Dünkü Türk gençleri müstakil ve hür bir vatana malik olmak, şuurlu ve mütecanis bir millete mensup olmak, memleketi müspet ilimlerle idare etmek ve vatanın bayat ve servet menbâlarını memleketin elinde görmek istiyorlardı. Bugün bütün bu idealler birer birer tahakkuk etti. Vaktiyle İzmir’in atlarla çekilen tenekeden tramvayları bile yabancı bir şirketin imtiyaz mevzuu sayılmıştı. Bugün vatanın dört bucağında muntazaman işleyen trenler, yer yer kurulan fabrikalar sadece Türk bilgisi tarafından yaratılmıştır.

Bugünkü Türk vicdanı vatanın her gün biraz daha kuvvetlendiğini, Türk Milletinin her gün biraz daha refaha kavuştuğunu ve bilhassa Türk köylüsünün her gün biraz daha yükseldiğini anlamak ve köylü ile bilgi ve toprağı birleştiren bir ideale doğru yürüdüğümüzü görmek istiyor. Hepimiz bu idealin yolcularıyız ve muvaffak olacağımıza inanıyoruz.

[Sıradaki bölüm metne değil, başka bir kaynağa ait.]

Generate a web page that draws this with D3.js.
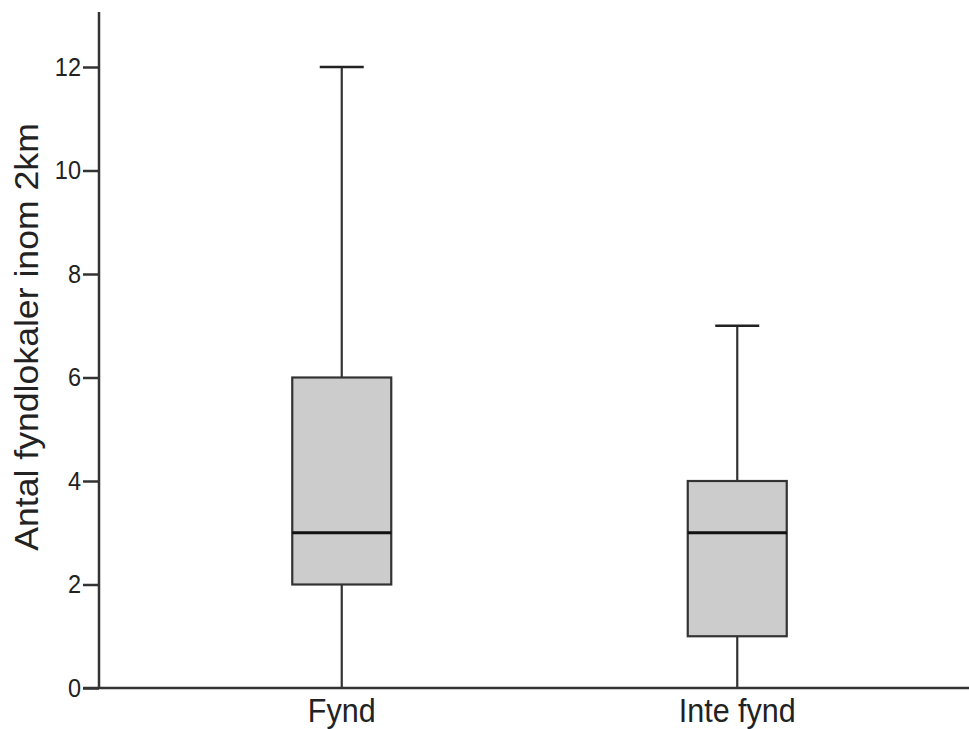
<!DOCTYPE html>
<html>
<head>
<meta charset="utf-8">
<script src="https://cdn.jsdelivr.net/npm/d3@7"></script>
<style>
    body { margin: 0; background: #fff; }
    svg { display: block; font-family: "Liberation Sans", Arial, sans-serif; }
</style>
</head>
<body>
<script>
(function(){

    //chart data
    var groups = ["Fynd", "Inte fynd"];
    var whiskerLow = [0, 0];
    var q1 = [2, 1];
    var medians = [3, 3];
    var q3 = [6, 4];
    var whiskerHigh = [12, 7];
    var yTicks = [0, 2, 4, 6, 8, 10, 12];
    var yLabel = "Antal fyndlokaler inom 2km";

    window.onload = setChart();

    function setChart(){
        var width = 969,
            height = 729,
            axisLeft = 99,
            axisBottom = 688,
            stretch = "scale(1,1.07)";

        var svg = d3.select("body")
            .append("svg")
            .attr("width", width)
            .attr("height", height);

        //y scale, 0 at the bottom axis, 12 at y=67
        var yScale = d3.scaleLinear()
            .domain([0, 12])
            .range([axisBottom, 67]);

        //x scale for the two groups
        var xScale = d3.scalePoint()
            .domain(groups)
            .range([144, 935])
            .padding(0.5);

        var boxWidth = 99,
            capWidth = 44;

        //box plots
        var boxes = svg.selectAll(".box")
            .data(groups)
            .enter()
            .append("g")
            .attr("class", "box")
            .attr("transform", function(d){
                return "translate(" + xScale(d) + ",0)";
            });

        //whisker lines
        boxes.append("line")
            .attr("x1", 0).attr("x2", 0)
            .attr("y1", function(d, i){ return yScale(whiskerHigh[i]); })
            .attr("y2", function(d, i){ return yScale(q3[i]); })
            .attr("stroke", "#333").attr("stroke-width", 2.2);
        boxes.append("line")
            .attr("x1", 0).attr("x2", 0)
            .attr("y1", function(d, i){ return yScale(q1[i]); })
            .attr("y2", function(d, i){ return yScale(whiskerLow[i]); })
            .attr("stroke", "#333").attr("stroke-width", 2.2);

        //whisker caps
        boxes.append("line")
            .attr("x1", -capWidth / 2).attr("x2", capWidth / 2)
            .attr("y1", function(d, i){ return yScale(whiskerHigh[i]); })
            .attr("y2", function(d, i){ return yScale(whiskerHigh[i]); })
            .attr("stroke", "#222").attr("stroke-width", 2.5);

        //interquartile boxes
        boxes.append("rect")
            .attr("x", -boxWidth / 2)
            .attr("width", boxWidth)
            .attr("y", function(d, i){ return yScale(q3[i]); })
            .attr("height", function(d, i){ return yScale(q1[i]) - yScale(q3[i]); })
            .attr("fill", "#cccccc")
            .attr("stroke", "#333")
            .attr("stroke-width", 2.2);

        //median lines
        boxes.append("line")
            .attr("x1", -boxWidth / 2).attr("x2", boxWidth / 2)
            .attr("y1", function(d, i){ return yScale(medians[i]); })
            .attr("y2", function(d, i){ return yScale(medians[i]); })
            .attr("stroke", "#111").attr("stroke-width", 3);

        //y axis
        var yAxis = d3.axisLeft(yScale)
            .tickValues(yTicks)
            .tickSize(16)
            .tickPadding(2)
            .tickFormat(d3.format("d"));

        var gy = svg.append("g")
            .attr("class", "axis")
            .attr("transform", "translate(" + axisLeft + ",0)")
            .call(yAxis);
        gy.select(".domain").remove();
        gy.selectAll(".tick line").attr("stroke", "#333").attr("stroke-width", 2.5);
        gy.selectAll(".tick text")
            .attr("fill", "#222")
            .style("font-size", "23.5px")
            .attr("transform", stretch);

        //y axis line
        svg.append("line")
            .attr("x1", axisLeft).attr("x2", axisLeft)
            .attr("y1", 12).attr("y2", axisBottom)
            .attr("stroke", "#333").attr("stroke-width", 2.5);

        //x axis line
        svg.append("line")
            .attr("x1", axisLeft - 16).attr("x2", width)
            .attr("y1", axisBottom).attr("y2", axisBottom)
            .attr("stroke", "#333").attr("stroke-width", 2.5);

        //x category labels
        svg.selectAll(".xlabel")
            .data(groups)
            .enter()
            .append("text")
            .attr("class", "xlabel")
            .attr("text-anchor", "middle")
            .attr("fill", "#222")
            .style("font-size", "30.5px")
            .attr("transform", function(d){
                return "translate(" + xScale(d) + ",722) " + stretch;
            })
            .text(function(d){ return d; });

        //y axis title
        svg.append("text")
            .attr("text-anchor", "middle")
            .attr("fill", "#222")
            .style("font-size", "33px")
            .attr("transform", "translate(38,337) rotate(-90) scale(1.08,1)")
            .text(yLabel);
    };

})();
</script>
</body>
</html>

Son yılların gayretiyle dünyadaki arkadaşlarının safına çıkmış olan üniversitelerimiz, yüksek mekteplerimiz ve bunları dolduran gençlerimiz her gün ağırlaşan bilgileri ve artan adetleri ile ideale doğru hamleler yapmağa hazırlanıyor. Onun için bu gençlerdeki heyecanları beraber yaşamak ve onlarla daha çok çalışmak kararındayız. Bugün için henüz pek genç olmakla beraber köy enstitüleri köylerimizi ve köylülerimizi daha şimdiden yükseltmeğe başlamıştır.

Bu iki uç arasındaki yüz binlerce Türk genci bir tek yoldan aynı hedefe yürümek için hazırlanıyor.

Köylüyü topraksız, toprağı da köysüz bırakmayacağız ve yavaş yavaş toprağı, sanatı ve tekniği sadece bilginin emrine geçireceğiz.

İktisadi ve siyasi sahalarda Devletçilik, fertçilik ve kooperatifçiliğe bırakılan sahalar o kadar geniştir ki bunlar arasında bir menfaat çarpışması asla olmayacak ve ilerde de olmaması için de daima dikkatli ve hesaplı yürüyeceğiz. Bizde imtiyazlar ve sınıflar asla mevcut olmadı. Demokratlık Türk tarihinin derinliklerinden yuvarlanıp gelen büyük bir hakikattir. Biz halkçı idik, halkçıyız ve daima da halkçı kalacağız. Tek partili bir Devlet kurmuş olmamız başlıca bu büyük hakikate dayanıyor.

Biz ne sarayın, ne sermayenin, ne de sınıfların saltanatını istiyoruz. İstediğimiz sadece Türk Milleti’nin hâkimiyetidir.

Hep beraber bir tek yoldan ve bir tek hedefe doğru yürüyerek Türk köyünü ve Türk köylüsünü behemehâl yükselteceğiz. Böyle bir ideal için güvendiğimiz en büyük varlık inan birliği ve fedakârlıktır. Daha büyük bir varlık da bu işler konuşulurken, bu işler yazılırken, bu işler yapılırken Atatürk’ün daima aramızda yaşamakta olmasıdır.

Arkadaşlar,

Türkün bugünkü kudret ve hâkimiyetini yaratan Büyük Millet Meclisimizden ve o Meclisi teşkil eden siz Millet Vekillerinden itimat ve yardım isteyerek sözlerime nihayet veriyorum.